Chaotic Particle Swarm Optimization for Solving Reactive Power Optimization Problem

Abstract

The losses in electrical power systems are a great problem. Multiple methods have been utilized to decrease power losses in transmission lines. The proper adjusting of reactive power resources is one way to minimize the losses in any power system. Reactive Power Optimization (RPO) problem is a nonlinear and complex optimization problem and contains equality and inequality constraints. The RPO is highly essential in the operation and control of power systems. Therefore, the study concentrates on the Optimal Load Flow calculation in solving RPO problems.
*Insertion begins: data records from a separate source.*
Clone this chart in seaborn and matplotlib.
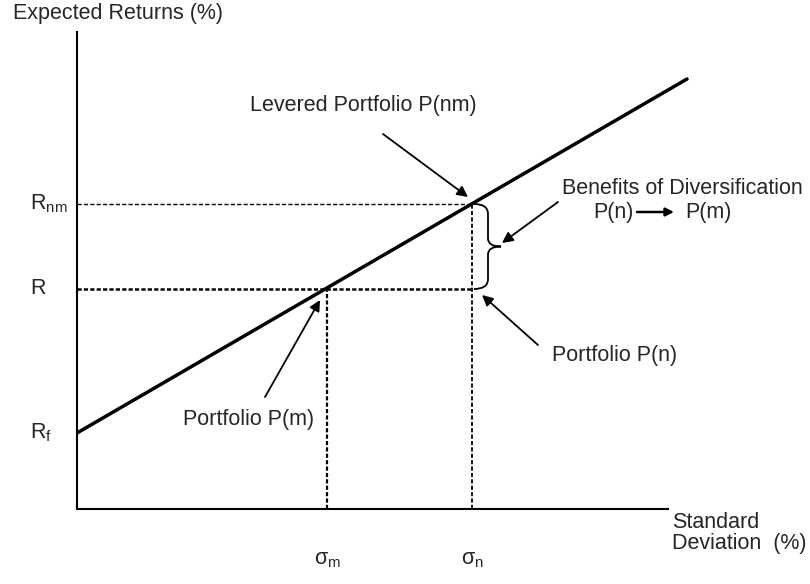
"""Capital market line diagram: levered portfolio vs diversified portfolio."""

import numpy as np
import matplotlib
matplotlib.use("Agg")
import matplotlib.pyplot as plt
from matplotlib.path import Path
from matplotlib.patches import PathPatch
import seaborn as sns

sns.set_theme(style="white")
plt.rcParams["font.family"] = ["Liberation Sans", "DejaVu Sans"]
plt.rcParams["mathtext.fontset"] = "custom"
plt.rcParams["mathtext.rm"] = "Liberation Sans"
plt.rcParams["mathtext.it"] = "Liberation Sans:italic"
plt.rcParams["lines.scale_dashes"] = False

# ---------------------------------------------------------------------------
# Data (arbitrary diagram units)
# ---------------------------------------------------------------------------
cml_x = [0, 610]          # standard deviation along the capital market line
cml_y = [76, 430]         # expected return along the capital market line

sigma_m = 250             # std dev of portfolio P(m)
sigma_n = 395             # std dev of portfolio P(n)
r_f = 76                  # risk free rate
r_m = 220                 # expected return R
r_nm = 305                # expected return of levered portfolio R_nm

y_ticks = [r_nm, r_m, r_f]
y_tick_labels = ["R$_{\\mathrm{nm}}$", "R", "R$_{\\mathrm{f}}$"]
x_ticks = [sigma_m, sigma_n]
x_tick_labels = ["σ$_{\\mathrm{m}}$", "σ$_{\\mathrm{n}}$"]

FS = 15.5
DASH = (0, (3.0, 1.6))

# ---------------------------------------------------------------------------
# Figure
# ---------------------------------------------------------------------------
fig = plt.figure(figsize=(8.1, 5.84), dpi=100)
ax = fig.add_axes([77 / 810, 75 / 584, 733 / 810, 509 / 584])
ax.set_xlim(0, 733)
ax.set_ylim(0, 509)
ax.set_xticks([])
ax.set_yticks([])
for side in ["top", "right"]:
    ax.spines[side].set_visible(False)
for side in ["left", "bottom"]:
    ax.spines[side].set_linewidth(1.5)
    ax.spines[side].set_color("black")
ax.spines["left"].set_bounds(0, 477)
ax.spines["bottom"].set_bounds(0, 591)

# capital market line
sns.lineplot(x=cml_x, y=cml_y, color="black", lw=2.5, ax=ax)

# guide lines
ax.plot([0, sigma_n], [r_nm, r_nm], color="black", lw=1.0, linestyle=DASH)
ax.plot([0, sigma_n], [r_m, r_m], color="black", lw=1.8, linestyle=DASH)
ax.plot([sigma_n, sigma_n], [0, r_nm], color="black", lw=1.3, linestyle=DASH)
ax.plot([sigma_m, sigma_m], [0, r_m], color="black", lw=1.6, linestyle=DASH)

# brace between R and R_nm at sigma_n
x0 = sigma_n + 2
xm = x0 + 14
xt = x0 + 27
mid = (r_nm + r_m) / 2
verts = [
    (x0, r_nm), (xm, r_nm), (xm, r_nm - 10),
    (xm, mid + 8),
    (xm, mid), (xt, mid),
    (xm, mid), (xm, mid - 8),
    (xm, r_m + 10),
    (xm, r_m), (x0, r_m),
]
codes = [Path.MOVETO, Path.CURVE3, Path.CURVE3,
         Path.LINETO,
         Path.CURVE3, Path.CURVE3,
         Path.CURVE3, Path.CURVE3,
         Path.LINETO,
         Path.CURVE3, Path.CURVE3]
ax.add_patch(PathPatch(Path(verts, codes), fill=False, lw=1.3, color="black"))

# tick-like labels
for y, lab in zip(y_ticks, y_tick_labels):
    ax.text(-47, y, lab, fontsize=FS, ha="left", va="center", clip_on=False)
for x, lab in zip(x_ticks, x_tick_labels):
    ax.text(x, -50, lab, fontsize=FS, ha="center", va="center", clip_on=False)

# axis titles
ax.text(-64, 496, "Expected Returns (%)", fontsize=FS, ha="left", va="center", clip_on=False)
ax.text(595, -13, "Standard", fontsize=FS, ha="left", va="center", clip_on=False)
ax.text(595, -35, "Deviation  (%)", fontsize=FS, ha="left", va="center", clip_on=False)

arrow = dict(arrowstyle="-|>", color="black", lw=1.3, mutation_scale=16,
             shrinkA=0, shrinkB=0)

ax.text(286, 404, "Levered Portfolio P(nm)", fontsize=FS, ha="center", va="center")
ax.annotate("", xy=(391, 312), xytext=(306, 375), arrowprops=arrow)

ax.text(605, 321, "Benefits of Diversification", fontsize=FS, ha="center", va="center",
        clip_on=False)
ax.text(516, 297, "P(n)", fontsize=FS, ha="left", va="center")
ax.text(608, 297, "P(m)", fontsize=FS, ha="left", va="center")
ax.annotate("", xy=(597, 297), xytext=(560, 297),
            arrowprops=dict(arrowstyle="-|>", color="black", lw=1.8, mutation_scale=12,
                            shrinkA=0, shrinkB=0))
ax.annotate("", xy=(425, 266), xytext=(481, 307), arrowprops=arrow)

ax.text(538, 154, "Portfolio P(n)", fontsize=FS, ha="center", va="center")
ax.annotate("", xy=(405, 214), xytext=(461, 164), arrowprops=arrow)

ax.text(172, 89, "Portfolio P(m)", fontsize=FS, ha="center", va="center")
ax.annotate("", xy=(243, 209), xytext=(188, 112), arrowprops=arrow)

fig.savefig("out.png", dpi=100)
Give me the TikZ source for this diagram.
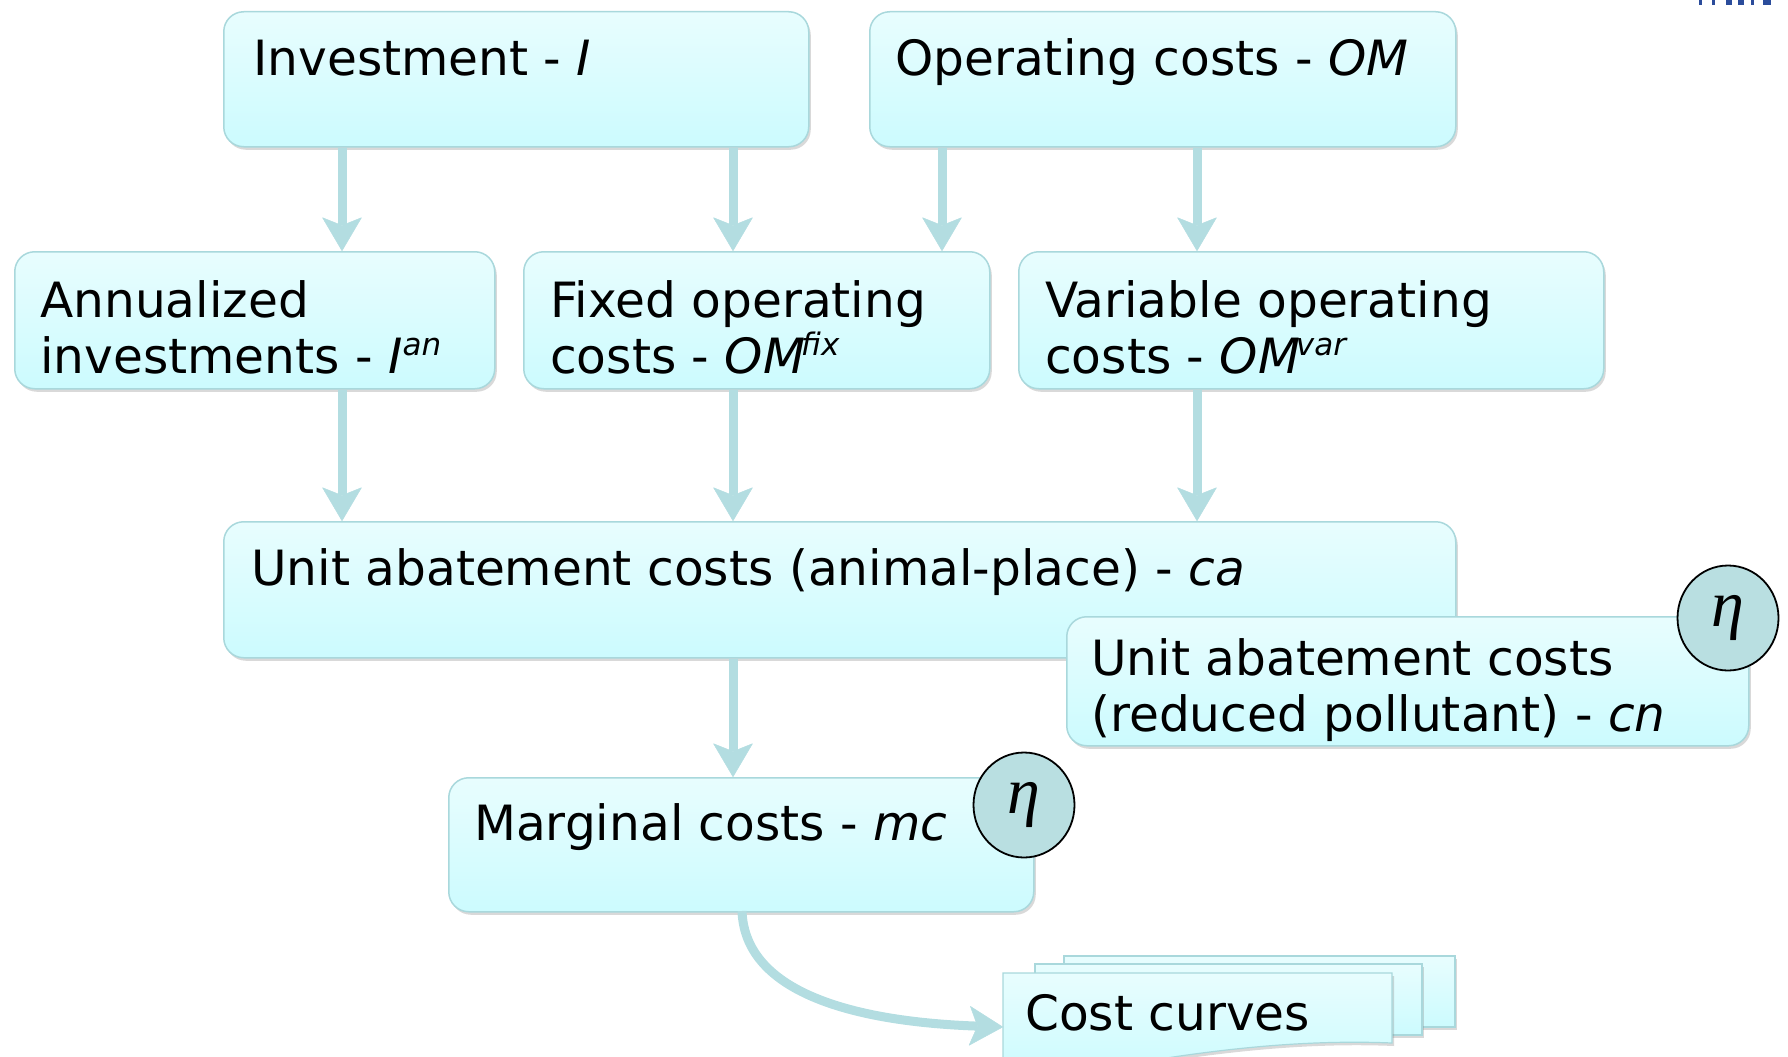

The Simple Particle Swarm Optimization (PSO) often falls into the local optima solution. To prevent this limitation and speed up the convergence for the Simple PSO algorithm, this study employed an improved hybrid algorithm based on Chaotic theory with PSO, called Chaotic PSO (CPSO) algorithm. Undeniably, this merging of chaotic theory in PSO algorithm can be an efficient method to slip very easily from local optima compared to Simple PSO algorithm due to remarkable behavior and high ability of the chaos. In this study, the CPSO algorithm was utilized as an optimization tool for solving the RPO problem; the main objective in this study is to decrease the power loss and enhance the voltage profile in the power system. The presented algorithm was tested on IEEE Node-14 system. The simulation implications for this system reveal that the CPSO algorithm provides the best results. It had a high ability to minimize transmission line losses and improve the system's voltage profile compared to the Simple PSO and other approaches in the literature.